O senador Renan Calheiros (MDB-AL) propôs PEC que limita a liberdade de expressão no Brasil.| Foto: Pedro França/Agência Senado.

A proposta de emenda à Constituição do senador Renan Calheiros legaliza o “inquérito do fim do mundo”, derroga a cláusula pétrea da livre manifestação do pensamento, cassa direitos civis e políticos e transforma o Supremo em tribunal para crimes políticos e de opinião. Ganhou o apoio de 33 senadores e o presidente do Senado enaltece a iniciativa. O relator será o senador Davi Alcolumbre. Apresentada como uma lei geral contra a intolerância política, a proposta contém intolerância à crítica, às liberdades, ao direito de protestar por parte do cidadão, que é origem do poder, a quem os políticos, as autoridades, as instituições de Estado devem servir e escutar. Em suma, a proposta é uma abolição final da democracia, tão ferida nesses últimos anos quanto a própria Constituição.

A proposta confere ao Supremo, que deveria ser um tribunal constitucional, a atribuição de julgar “infrações contra o Estado Democrático de Direito”. Parece ironia, pois o Supremo criou um inquérito sem Ministério Público, em que julga pessoas sem foro privilegiado, e em que é vítima, delegado, promotor e juiz ao mesmo tempo – o que é exatamente o abandono do devido processo legal, caraterística do Estado de Direito. Pelo projeto, é crime xingar políticos e autoridades, como se já não existissem no Código Penal punições para a injúria, a calúnia e a difamação. Outra ironia é que tanto o autor da proposta quanto 15 de seus apoiadores são investigados ou processados por crimes contra os pagadores de impostos.

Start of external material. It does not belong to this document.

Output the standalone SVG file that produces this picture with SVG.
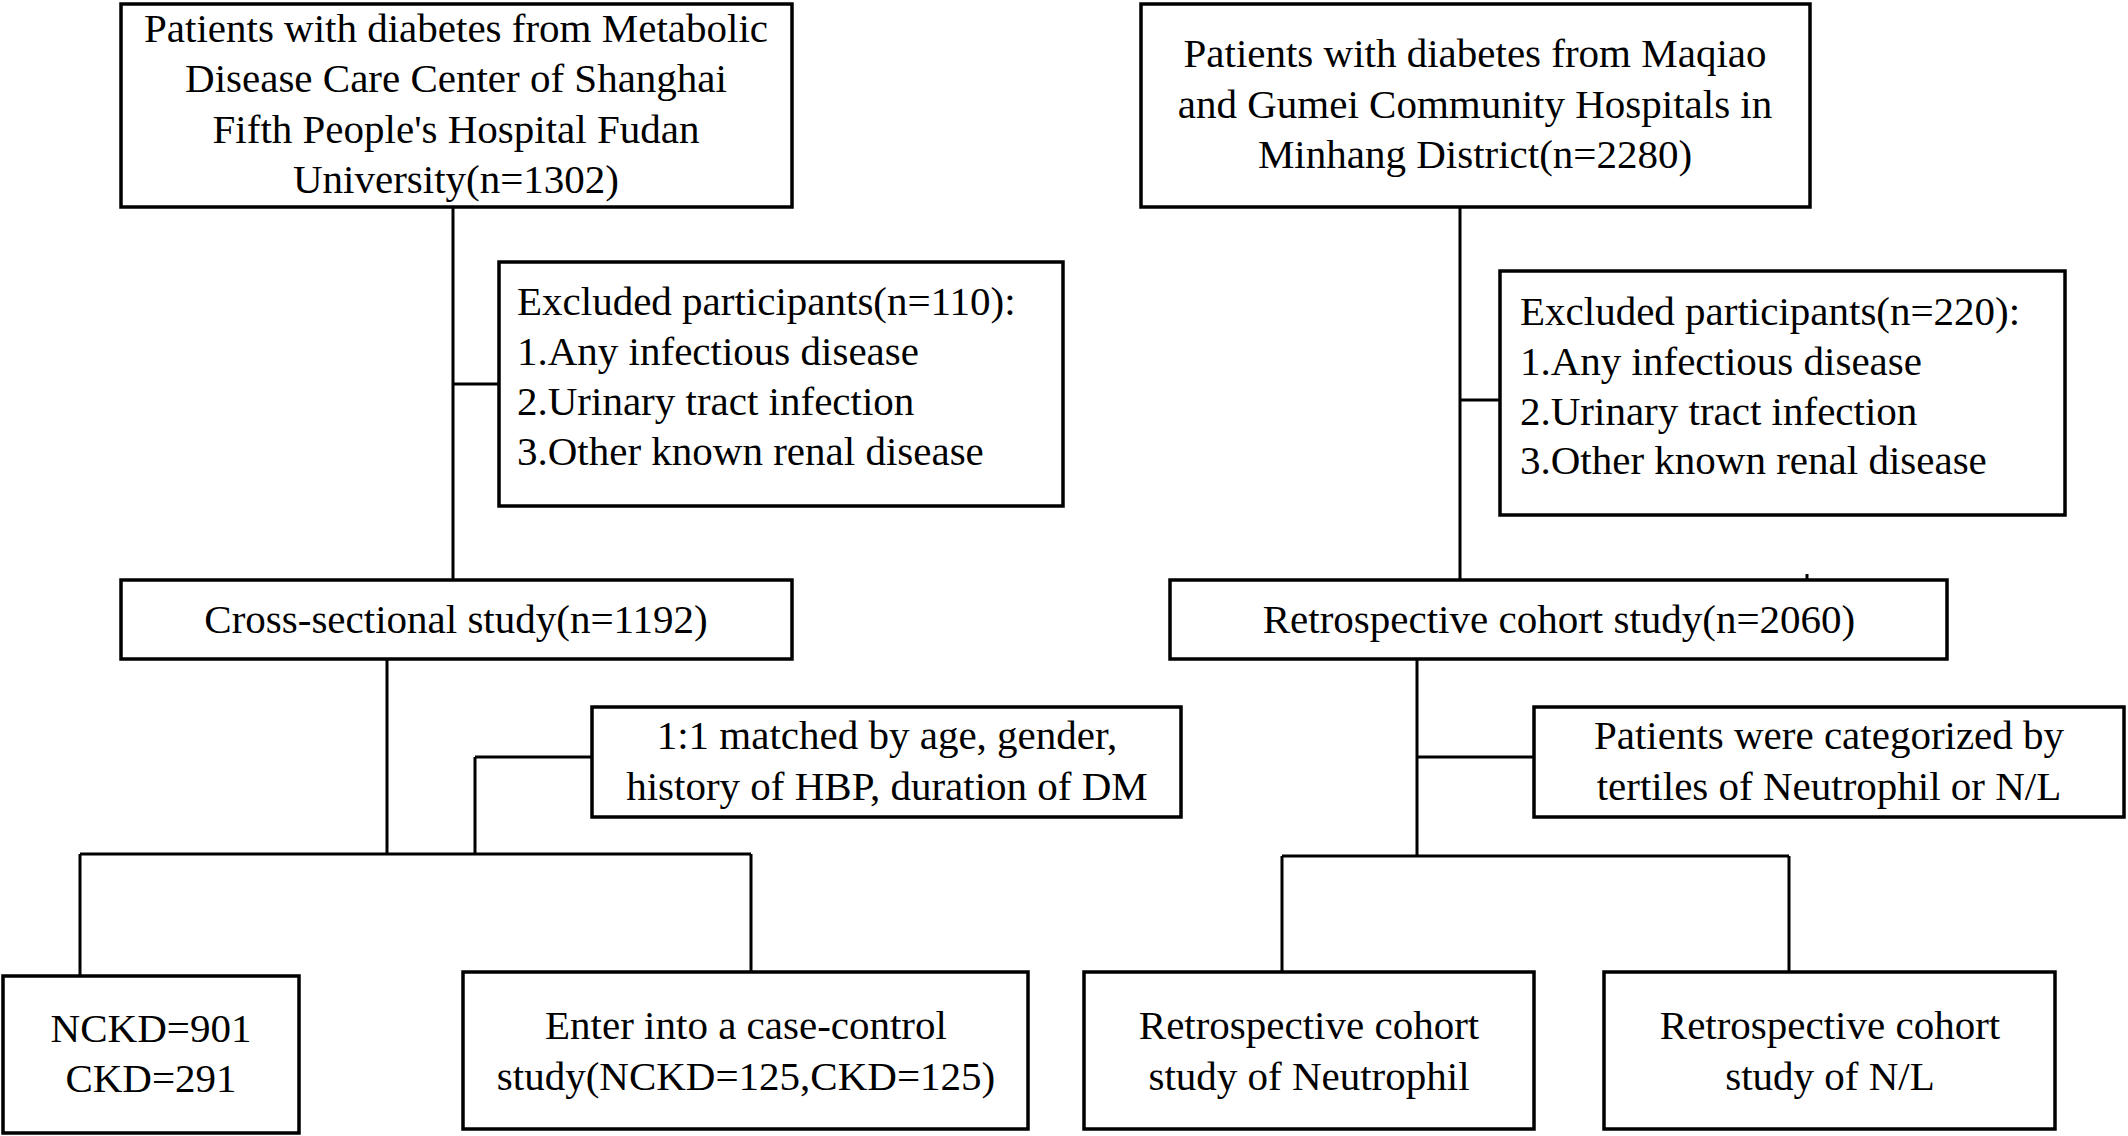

Tem cinco propostas o “pacote de defesa da democracia”, que obviamente trata de proteger os políticos contra mandados de busca e apreensão perto de eleições, zelando por suas reeleições. Uma dessas propostas tira o poder do presidente da República de escolher livremente seu ministério, proibindo que o ministro da Defesa seja militar da ativa ou da reserva. Quer dizer, pressupõe que um militar na Defesa seja um risco para a democracia. Essas propostas absorvem a legislação feita pelo TSE e pelo Supremo – que não são órgãos legislativos – punindo aquilo que, no ponto de vista do interessado, seja falso nas redes sociais, cortando a remuneração de trabalhadores do mundo digital e bloqueando suas contas nas plataformas. Tribunais da verdade, como em ficção orwelliana. Deputados e senadores, que pela Constituição são invioláveis por quaisquer palavras, já perderam suas prerrogativas, sem que isso causasse escândalo no parlamento e na mídia.

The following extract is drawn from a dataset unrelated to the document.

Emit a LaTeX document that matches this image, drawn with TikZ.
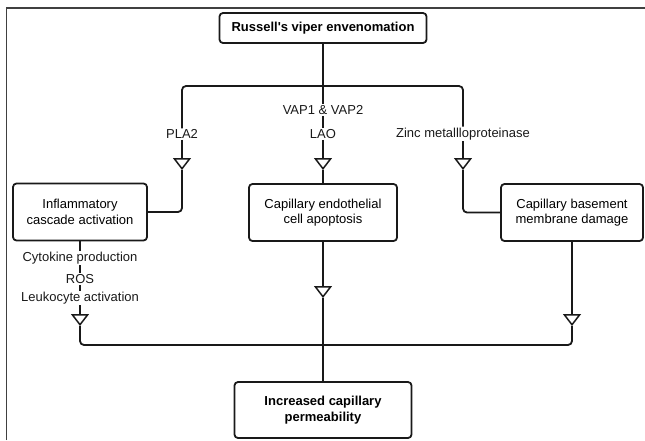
\documentclass[tikz,border=0pt]{standalone}
\usepackage{fontspec}
\setmainfont{Liberation Sans}
\usetikzlibrary{arrows.meta}
\begin{document}
\begin{tikzpicture}[x=1pt,y=-1pt,
  box/.style={draw=black!90, line width=1.8pt, rounded corners=3.5pt, align=center,
    font=\fontsize{13}{15.5}\selectfont, inner sep=2pt},
  boldbox/.style={box, font=\fontsize{13}{15.5}\selectfont\bfseries},
  lbl/.style={font=\fontsize{13}{15}\selectfont, inner sep=1pt, text=black!90},
  conn/.style={line width=1.8pt, draw=black!90},
  tri/.style={conn, -{Triangle[open, length=12pt, width=18pt, line width=1.5pt]}},
  frame/.style={line width=1.1pt, draw=black!75}
]
\useasboundingbox (0,0) rectangle (645,440);
\draw[frame] (6.5,440) -- (6.5,8) -- (645,8);

% boxes
\node[boldbox, minimum width=207pt, minimum height=30pt] (top) at (323,28) {Russell\textquotesingle s viper envenomation};
\node[box, minimum width=134pt, minimum height=57pt] (infl) at (80,212) {Inflammatory\\cascade activation};
\node[box, minimum width=148pt, minimum height=57pt] (endo) at (323,212.5) {Capillary endothelial\\cell apoptosis};
\node[box, minimum width=142pt, minimum height=57pt] (base) at (572,212.5) {Capillary basement\\membrane damage};
\node[boldbox, minimum width=177pt, minimum height=56pt] (perm) at (323,410) {Increased capillary\\permeability};

% labels
\node[lbl] (pla) at (182,134) {PLA2};
\node[lbl] (vap) at (323,110) {VAP1 \& VAP2};
\node[lbl] (lao) at (323,134) {LAO};
\node[lbl] (zinc) at (463,134) {Zinc metallloproteinase};
\node[lbl] (cyt) at (80,258) {Cytokine production};
\node[lbl] (ros) at (80,279) {ROS};
\node[lbl] (leu) at (80,298) {Leukocyte activation};

% junctions and triangle tips
\coordinate (j) at (323,86);
\coordinate (t1) at (182,170);
\coordinate (t2) at (323,170);
\coordinate (t3) at (463,170);
\coordinate (t4) at (80,326);
\coordinate (t5) at (323,298);
\coordinate (t6) at (572,326);
\coordinate (j2) at (323,345);

% upper connectors
\draw[conn] (top.south) -- (j);
\draw[conn, rounded corners=4pt] (j) -| (pla.north);
\draw[tri] (pla.south) -- (t1);
\draw[conn, rounded corners=4pt] (t1) |- (infl.east);

\draw[conn] (j) -- (vap.north);
\draw[conn] (vap.south) -- (lao.north);
\draw[tri] (lao.south) -- (t2);
\draw[conn] (t2) -- (endo.north);

\draw[conn, rounded corners=4pt] (j) -| (zinc.north);
\draw[tri] (zinc.south) -- (t3);
\draw[conn, rounded corners=4pt] (t3) |- (base.west);

% lower connectors
\draw[conn] (infl.south) -- (cyt.north);
\draw[conn] (cyt.south) -- (ros.north);
\draw[conn] (ros.south) -- (leu.north);
\draw[tri] (leu.south) -- (t4);
\draw[conn, rounded corners=4pt] (t4) |- (j2);

\draw[tri] (endo.south) -- (t5);
\draw[conn] (t5) -- (j2) -- (perm.north);

\draw[tri] (base.south) -- (t6);
\draw[conn, rounded corners=4pt] (t6) |- (j2);
\end{tikzpicture}
\end{document}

Parte dessa “opinião pública” está satisfeita com a censura, porque ela atinge sua concorrente rede social. Tampouco se importa com a Constituição, que é a âncora do Estado de Direito. Usa de bom grado a mordaça e ainda quer impô-la aos livres. O cerco começou há quatro anos e vai se fechando. O Brasil vai ficando parecido com outros países latino-americanos. A cidadania não percebeu, pois boa parte foi desinformada. Muitos ficaram hipnotizados por suas fontes de notícias e só acordaram nas eleições, mas já era tarde. Só agora descobrem que a Constituição foi esfarrapada – e a pandemia foi o pretexto útil. Ironicamente, um deputado foi preso porque supostamente pedia a volta do AI-5. E aí está ele, camuflado de “defesa da democracia”, tática dos tiranos contemporâneos.